__Instructions to follow__. Begin with the first line of the material and write out each line exactly, ending with the line that contains "2000, 3000, 4000];". Pictures are not part of the copy.

__Raw data__.
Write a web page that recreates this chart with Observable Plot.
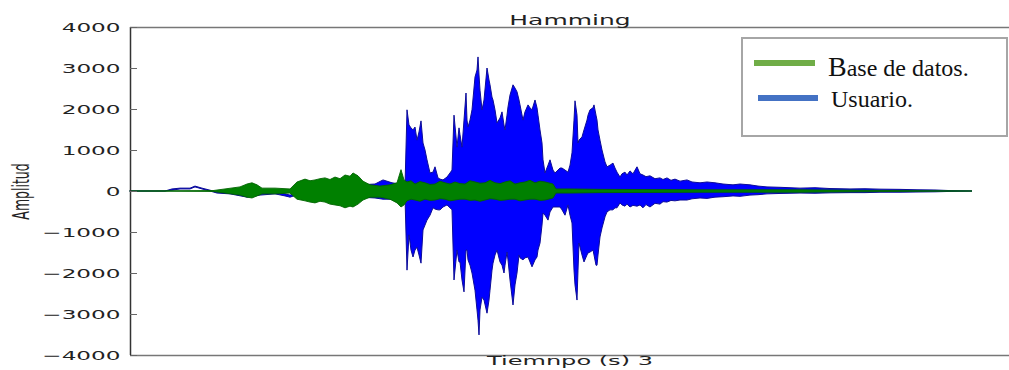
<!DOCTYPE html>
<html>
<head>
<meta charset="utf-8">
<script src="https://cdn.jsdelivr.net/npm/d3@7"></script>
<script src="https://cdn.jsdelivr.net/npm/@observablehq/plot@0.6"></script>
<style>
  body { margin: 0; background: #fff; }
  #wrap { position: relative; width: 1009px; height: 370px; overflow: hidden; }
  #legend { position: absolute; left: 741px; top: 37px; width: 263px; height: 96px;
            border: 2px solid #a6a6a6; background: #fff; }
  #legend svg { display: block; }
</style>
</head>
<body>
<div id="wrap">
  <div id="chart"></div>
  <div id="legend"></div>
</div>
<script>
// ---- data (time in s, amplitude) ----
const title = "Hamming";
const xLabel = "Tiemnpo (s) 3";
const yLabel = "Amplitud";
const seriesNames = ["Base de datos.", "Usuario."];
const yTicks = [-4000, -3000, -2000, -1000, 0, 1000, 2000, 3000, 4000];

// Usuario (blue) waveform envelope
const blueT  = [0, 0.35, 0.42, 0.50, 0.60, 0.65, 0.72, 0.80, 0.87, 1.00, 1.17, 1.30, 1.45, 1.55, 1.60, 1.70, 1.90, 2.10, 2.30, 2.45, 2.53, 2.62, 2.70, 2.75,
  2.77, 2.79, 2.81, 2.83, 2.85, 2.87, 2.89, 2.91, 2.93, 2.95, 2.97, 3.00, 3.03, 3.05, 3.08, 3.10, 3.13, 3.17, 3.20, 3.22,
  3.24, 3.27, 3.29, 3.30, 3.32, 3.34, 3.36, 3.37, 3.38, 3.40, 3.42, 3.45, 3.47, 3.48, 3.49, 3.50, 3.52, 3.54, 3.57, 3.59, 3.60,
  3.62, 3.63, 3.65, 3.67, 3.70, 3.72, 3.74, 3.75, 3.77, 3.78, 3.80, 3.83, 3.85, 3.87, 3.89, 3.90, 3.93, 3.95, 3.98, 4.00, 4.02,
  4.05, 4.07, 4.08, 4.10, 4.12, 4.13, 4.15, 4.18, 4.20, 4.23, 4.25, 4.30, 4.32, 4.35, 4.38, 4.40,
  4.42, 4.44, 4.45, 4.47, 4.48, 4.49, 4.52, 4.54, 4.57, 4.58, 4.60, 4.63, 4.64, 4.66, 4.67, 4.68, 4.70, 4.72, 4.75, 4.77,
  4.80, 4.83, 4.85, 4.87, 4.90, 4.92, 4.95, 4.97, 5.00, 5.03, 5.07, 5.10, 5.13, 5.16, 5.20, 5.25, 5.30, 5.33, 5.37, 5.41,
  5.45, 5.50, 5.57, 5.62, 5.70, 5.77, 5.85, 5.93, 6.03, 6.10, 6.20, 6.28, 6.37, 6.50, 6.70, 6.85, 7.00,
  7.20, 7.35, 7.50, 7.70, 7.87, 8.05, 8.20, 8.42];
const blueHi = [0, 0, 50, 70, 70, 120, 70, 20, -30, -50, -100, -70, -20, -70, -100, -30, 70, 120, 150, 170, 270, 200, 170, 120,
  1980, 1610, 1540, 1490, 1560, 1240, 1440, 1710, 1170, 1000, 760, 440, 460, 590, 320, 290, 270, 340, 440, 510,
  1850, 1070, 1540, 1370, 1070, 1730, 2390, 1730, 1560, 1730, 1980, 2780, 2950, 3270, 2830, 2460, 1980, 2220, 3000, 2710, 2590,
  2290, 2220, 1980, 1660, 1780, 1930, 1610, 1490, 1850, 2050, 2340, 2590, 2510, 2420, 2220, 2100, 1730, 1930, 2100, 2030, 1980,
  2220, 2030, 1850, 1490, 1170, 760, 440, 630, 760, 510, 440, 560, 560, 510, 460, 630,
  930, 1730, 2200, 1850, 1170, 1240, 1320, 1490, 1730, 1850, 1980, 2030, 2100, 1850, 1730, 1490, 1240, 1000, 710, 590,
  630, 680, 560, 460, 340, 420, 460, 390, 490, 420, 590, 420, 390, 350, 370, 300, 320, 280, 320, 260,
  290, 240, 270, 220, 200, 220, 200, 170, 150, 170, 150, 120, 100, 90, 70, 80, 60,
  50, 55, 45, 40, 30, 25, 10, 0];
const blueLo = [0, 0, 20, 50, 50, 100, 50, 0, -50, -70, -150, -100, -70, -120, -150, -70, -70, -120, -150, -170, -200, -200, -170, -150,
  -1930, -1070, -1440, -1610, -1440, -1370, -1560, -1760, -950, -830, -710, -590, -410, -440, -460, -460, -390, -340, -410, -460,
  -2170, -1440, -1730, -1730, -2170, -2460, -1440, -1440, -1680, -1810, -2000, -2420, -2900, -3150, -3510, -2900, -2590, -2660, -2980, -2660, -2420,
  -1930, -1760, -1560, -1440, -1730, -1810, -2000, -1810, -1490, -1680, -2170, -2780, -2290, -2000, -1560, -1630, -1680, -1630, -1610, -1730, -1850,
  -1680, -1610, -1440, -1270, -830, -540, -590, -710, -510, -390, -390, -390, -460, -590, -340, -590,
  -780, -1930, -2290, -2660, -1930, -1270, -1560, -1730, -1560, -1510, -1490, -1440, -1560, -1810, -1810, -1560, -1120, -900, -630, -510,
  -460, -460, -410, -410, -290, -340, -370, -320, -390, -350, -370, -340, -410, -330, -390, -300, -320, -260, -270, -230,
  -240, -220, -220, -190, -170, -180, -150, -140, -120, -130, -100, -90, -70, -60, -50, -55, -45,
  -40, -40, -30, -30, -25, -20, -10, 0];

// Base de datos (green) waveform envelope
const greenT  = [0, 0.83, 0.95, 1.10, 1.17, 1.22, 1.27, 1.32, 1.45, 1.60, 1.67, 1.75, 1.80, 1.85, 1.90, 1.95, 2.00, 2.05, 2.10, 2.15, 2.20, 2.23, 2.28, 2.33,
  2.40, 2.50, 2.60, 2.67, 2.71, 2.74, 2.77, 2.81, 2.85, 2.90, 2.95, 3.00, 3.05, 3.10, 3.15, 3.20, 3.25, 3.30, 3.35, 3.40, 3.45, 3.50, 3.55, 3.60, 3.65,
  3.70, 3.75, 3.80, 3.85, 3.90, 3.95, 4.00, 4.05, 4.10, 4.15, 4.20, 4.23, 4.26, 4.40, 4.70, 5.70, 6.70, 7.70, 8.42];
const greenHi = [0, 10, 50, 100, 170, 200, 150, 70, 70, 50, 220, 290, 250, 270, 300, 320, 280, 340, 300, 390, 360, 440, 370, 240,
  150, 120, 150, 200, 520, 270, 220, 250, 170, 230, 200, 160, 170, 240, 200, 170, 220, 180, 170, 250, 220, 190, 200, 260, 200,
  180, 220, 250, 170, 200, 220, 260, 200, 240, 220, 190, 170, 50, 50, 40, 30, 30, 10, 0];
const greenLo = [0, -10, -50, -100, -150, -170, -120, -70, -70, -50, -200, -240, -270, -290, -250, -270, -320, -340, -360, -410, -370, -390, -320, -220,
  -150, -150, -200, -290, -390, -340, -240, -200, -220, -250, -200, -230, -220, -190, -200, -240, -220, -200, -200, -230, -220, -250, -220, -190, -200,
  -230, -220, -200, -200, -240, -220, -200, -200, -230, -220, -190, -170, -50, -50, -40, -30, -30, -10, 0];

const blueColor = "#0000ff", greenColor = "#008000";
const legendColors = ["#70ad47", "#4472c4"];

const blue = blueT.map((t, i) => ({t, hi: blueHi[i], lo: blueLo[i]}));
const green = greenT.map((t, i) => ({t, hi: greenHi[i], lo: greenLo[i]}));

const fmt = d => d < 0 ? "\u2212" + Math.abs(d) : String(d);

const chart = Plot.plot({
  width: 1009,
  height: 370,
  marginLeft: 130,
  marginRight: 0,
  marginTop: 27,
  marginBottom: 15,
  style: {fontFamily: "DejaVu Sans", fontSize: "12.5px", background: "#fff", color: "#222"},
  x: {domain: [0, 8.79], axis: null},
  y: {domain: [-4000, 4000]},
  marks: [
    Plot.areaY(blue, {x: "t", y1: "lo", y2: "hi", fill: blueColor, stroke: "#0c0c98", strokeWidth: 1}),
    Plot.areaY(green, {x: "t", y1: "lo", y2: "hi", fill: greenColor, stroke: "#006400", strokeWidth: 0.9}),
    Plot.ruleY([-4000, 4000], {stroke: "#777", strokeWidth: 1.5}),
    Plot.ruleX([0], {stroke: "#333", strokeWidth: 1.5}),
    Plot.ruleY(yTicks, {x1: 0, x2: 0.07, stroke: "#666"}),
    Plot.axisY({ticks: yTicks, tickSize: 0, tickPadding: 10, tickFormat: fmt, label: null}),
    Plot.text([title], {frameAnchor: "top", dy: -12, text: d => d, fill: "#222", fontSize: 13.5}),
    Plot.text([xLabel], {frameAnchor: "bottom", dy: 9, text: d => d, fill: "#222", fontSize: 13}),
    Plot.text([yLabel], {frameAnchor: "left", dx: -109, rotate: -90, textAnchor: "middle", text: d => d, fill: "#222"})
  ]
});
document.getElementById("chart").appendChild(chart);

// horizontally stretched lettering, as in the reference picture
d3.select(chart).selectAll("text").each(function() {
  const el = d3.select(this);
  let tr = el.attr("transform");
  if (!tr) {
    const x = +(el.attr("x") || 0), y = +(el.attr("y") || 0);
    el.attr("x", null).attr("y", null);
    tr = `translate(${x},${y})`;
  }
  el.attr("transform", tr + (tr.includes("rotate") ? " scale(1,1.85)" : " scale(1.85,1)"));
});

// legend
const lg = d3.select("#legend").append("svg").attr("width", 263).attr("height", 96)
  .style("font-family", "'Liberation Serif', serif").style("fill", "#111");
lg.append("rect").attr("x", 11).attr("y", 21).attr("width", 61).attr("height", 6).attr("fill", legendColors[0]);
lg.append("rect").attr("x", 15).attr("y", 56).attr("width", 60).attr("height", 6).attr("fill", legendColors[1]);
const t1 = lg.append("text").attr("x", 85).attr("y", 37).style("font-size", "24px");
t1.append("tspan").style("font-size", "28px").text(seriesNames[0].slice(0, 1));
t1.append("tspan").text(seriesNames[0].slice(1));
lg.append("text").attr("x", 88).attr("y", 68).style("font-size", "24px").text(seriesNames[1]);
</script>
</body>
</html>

__Expected output__.
Write a web page that recreates this chart with Observable Plot.
<!DOCTYPE html>
<html>
<head>
<meta charset="utf-8">
<script src="https://cdn.jsdelivr.net/npm/d3@7"></script>
<script src="https://cdn.jsdelivr.net/npm/@observablehq/plot@0.6"></script>
<style>
  body { margin: 0; background: #fff; }
  #wrap { position: relative; width: 1009px; height: 370px; overflow: hidden; }
  #legend { position: absolute; left: 741px; top: 37px; width: 263px; height: 96px;
            border: 2px solid #a6a6a6; background: #fff; }
  #legend svg { display: block; }
</style>
</head>
<body>
<div id="wrap">
  <div id="chart"></div>
  <div id="legend"></div>
</div>
<script>
// ---- data (time in s, amplitude) ----
const title = "Hamming";
const xLabel = "Tiemnpo (s) 3";
const yLabel = "Amplitud";
const seriesNames = ["Base de datos.", "Usuario."];
const yTicks = [-4000, -3000, -2000, -1000, 0, 1000, 2000, 3000, 4000];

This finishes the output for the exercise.